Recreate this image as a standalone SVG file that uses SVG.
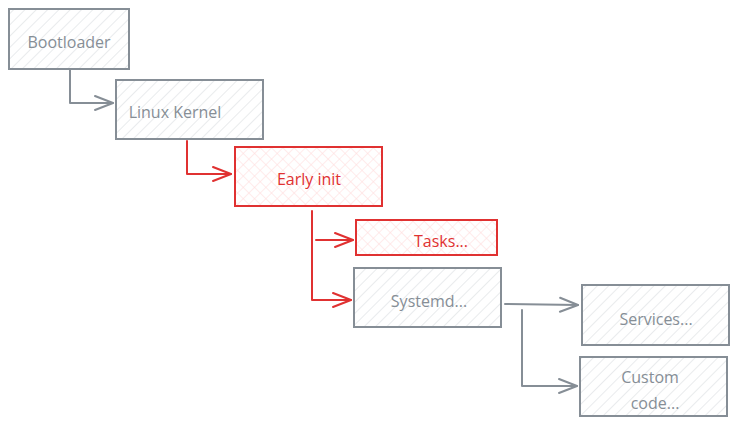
<svg xmlns="http://www.w3.org/2000/svg" width="740" height="427" viewBox="0 0 740 427">
<style>
.g rect{fill:url(#hg);stroke:#868e96;stroke-width:2}
.r rect{fill:url(#hr);stroke:#e03131;stroke-width:2}
text{font-family:"Open Sans","Liberation Sans",sans-serif;font-size:16px;text-anchor:middle;dominant-baseline:central}
.g text{fill:#868e96}
.r text{fill:#e03131}
.cg{fill:none;stroke:#868e96;stroke-width:2;stroke-linecap:round;stroke-linejoin:round}
.cr{fill:none;stroke:#e03131;stroke-width:2;stroke-linecap:round;stroke-linejoin:round}
</style>
<defs>
<pattern id="hg" width="8" height="8" patternUnits="userSpaceOnUse" patternTransform="rotate(45)">
<rect width="8" height="8" fill="#ffffff"/>
<line x1="0" y1="0" x2="0" y2="8" stroke="#e2e5e8" stroke-width="1.5"/>
</pattern>
<pattern id="hr" width="8" height="8" patternUnits="userSpaceOnUse" patternTransform="rotate(45)">
<rect width="8" height="8" fill="#ffffff"/>
<line x1="0" y1="0" x2="0" y2="8" stroke="#ffdede" stroke-width="1.2"/>
<line x1="0" y1="0" x2="8" y2="0" stroke="#ffdede" stroke-width="1.2"/>
</pattern>
<marker id="ag" markerWidth="22" markerHeight="18" refX="20" refY="9" orient="auto" markerUnits="userSpaceOnUse">
<path d="M2,2 L20,9 L2,16" fill="none" stroke="#868e96" stroke-width="2" stroke-linecap="round" stroke-linejoin="round"/>
</marker>
<marker id="ar" markerWidth="22" markerHeight="18" refX="20" refY="9" orient="auto" markerUnits="userSpaceOnUse">
<path d="M2,2 L20,9 L2,16" fill="none" stroke="#e03131" stroke-width="2" stroke-linecap="round" stroke-linejoin="round"/>
</marker>
</defs>
<g id="connectors">
<path class="cg" d="M70,70 L70,103 L113,103" marker-end="url(#ag)"/>
<path class="cr" d="M187,141 L187,174 L231,174" marker-end="url(#ar)"/>
<path class="cr" d="M312,211 L312,300 L351,300" marker-end="url(#ar)"/>
<path class="cr" d="M316,240 L353,240" marker-end="url(#ar)"/>
<path class="cg" d="M505,304 L578,305" marker-end="url(#ag)"/>
<path class="cg" d="M522,310 L522,386 L577,386" marker-end="url(#ag)"/>
</g>
<g id="bootloader" class="g"><rect x="9" y="9" width="120" height="60"/><text x="69" y="42">Bootloader</text></g>
<g id="linux-kernel" class="g"><rect x="116" y="80" width="147" height="59"/><text x="175" y="112">Linux Kernel</text></g>
<g id="early-init" class="r"><rect x="235" y="147" width="147" height="59"/><text x="309" y="179">Early init</text></g>
<g id="tasks" class="r"><rect x="356" y="220" width="141" height="35"/><text x="441" y="241">Tasks...</text></g>
<g id="systemd" class="g"><rect x="354" y="268" width="147" height="59"/><text x="429" y="301">Systemd...</text></g>
<g id="services" class="g"><rect x="582" y="285" width="147" height="60"/><text x="656" y="319">Services...</text></g>
<g id="custom-code" class="g"><rect x="580" y="357" width="147" height="59"/><text x="650" y="377">Custom</text><text x="655" y="403">code...</text></g>
</svg>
-----
**Problem details**
Print the whole listing above once more, word for word, without its pictures.

**Exercise solution**
Recreate this image as a standalone SVG file that uses SVG.
<svg xmlns="http://www.w3.org/2000/svg" width="740" height="427" viewBox="0 0 740 427">
<style>
.g rect{fill:url(#hg);stroke:#868e96;stroke-width:2}
.r rect{fill:url(#hr);stroke:#e03131;stroke-width:2}
text{font-family:"Open Sans","Liberation Sans",sans-serif;font-size:16px;text-anchor:middle;dominant-baseline:central}
.g text{fill:#868e96}
.r text{fill:#e03131}
.cg{fill:none;stroke:#868e96;stroke-width:2;stroke-linecap:round;stroke-linejoin:round}
.cr{fill:none;stroke:#e03131;stroke-width:2;stroke-linecap:round;stroke-linejoin:round}
</style>
<defs>
<pattern id="hg" width="8" height="8" patternUnits="userSpaceOnUse" patternTransform="rotate(45)">
<rect width="8" height="8" fill="#ffffff"/>
<line x1="0" y1="0" x2="0" y2="8" stroke="#e2e5e8" stroke-width="1.5"/>
</pattern>
<pattern id="hr" width="8" height="8" patternUnits="userSpaceOnUse" patternTransform="rotate(45)">
<rect width="8" height="8" fill="#ffffff"/>
<line x1="0" y1="0" x2="0" y2="8" stroke="#ffdede" stroke-width="1.2"/>
<line x1="0" y1="0" x2="8" y2="0" stroke="#ffdede" stroke-width="1.2"/>
</pattern>
<marker id="ag" markerWidth="22" markerHeight="18" refX="20" refY="9" orient="auto" markerUnits="userSpaceOnUse">
<path d="M2,2 L20,9 L2,16" fill="none" stroke="#868e96" stroke-width="2" stroke-linecap="round" stroke-linejoin="round"/>
</marker>
<marker id="ar" markerWidth="22" markerHeight="18" refX="20" refY="9" orient="auto" markerUnits="userSpaceOnUse">
<path d="M2,2 L20,9 L2,16" fill="none" stroke="#e03131" stroke-width="2" stroke-linecap="round" stroke-linejoin="round"/>
</marker>
</defs>
<g id="connectors">
<path class="cg" d="M70,70 L70,103 L113,103" marker-end="url(#ag)"/>
<path class="cr" d="M187,141 L187,174 L231,174" marker-end="url(#ar)"/>
<path class="cr" d="M312,211 L312,300 L351,300" marker-end="url(#ar)"/>
<path class="cr" d="M316,240 L353,240" marker-end="url(#ar)"/>
<path class="cg" d="M505,304 L578,305" marker-end="url(#ag)"/>
<path class="cg" d="M522,310 L522,386 L577,386" marker-end="url(#ag)"/>
</g>
<g id="bootloader" class="g"><rect x="9" y="9" width="120" height="60"/><text x="69" y="42">Bootloader</text></g>
<g id="linux-kernel" class="g"><rect x="116" y="80" width="147" height="59"/><text x="175" y="112">Linux Kernel</text></g>
<g id="early-init" class="r"><rect x="235" y="147" width="147" height="59"/><text x="309" y="179">Early init</text></g>
<g id="tasks" class="r"><rect x="356" y="220" width="141" height="35"/><text x="441" y="241">Tasks...</text></g>
<g id="systemd" class="g"><rect x="354" y="268" width="147" height="59"/><text x="429" y="301">Systemd...</text></g>
<g id="services" class="g"><rect x="582" y="285" width="147" height="60"/><text x="656" y="319">Services...</text></g>
<g id="custom-code" class="g"><rect x="580" y="357" width="147" height="59"/><text x="650" y="377">Custom</text><text x="655" y="403">code...</text></g>
</svg>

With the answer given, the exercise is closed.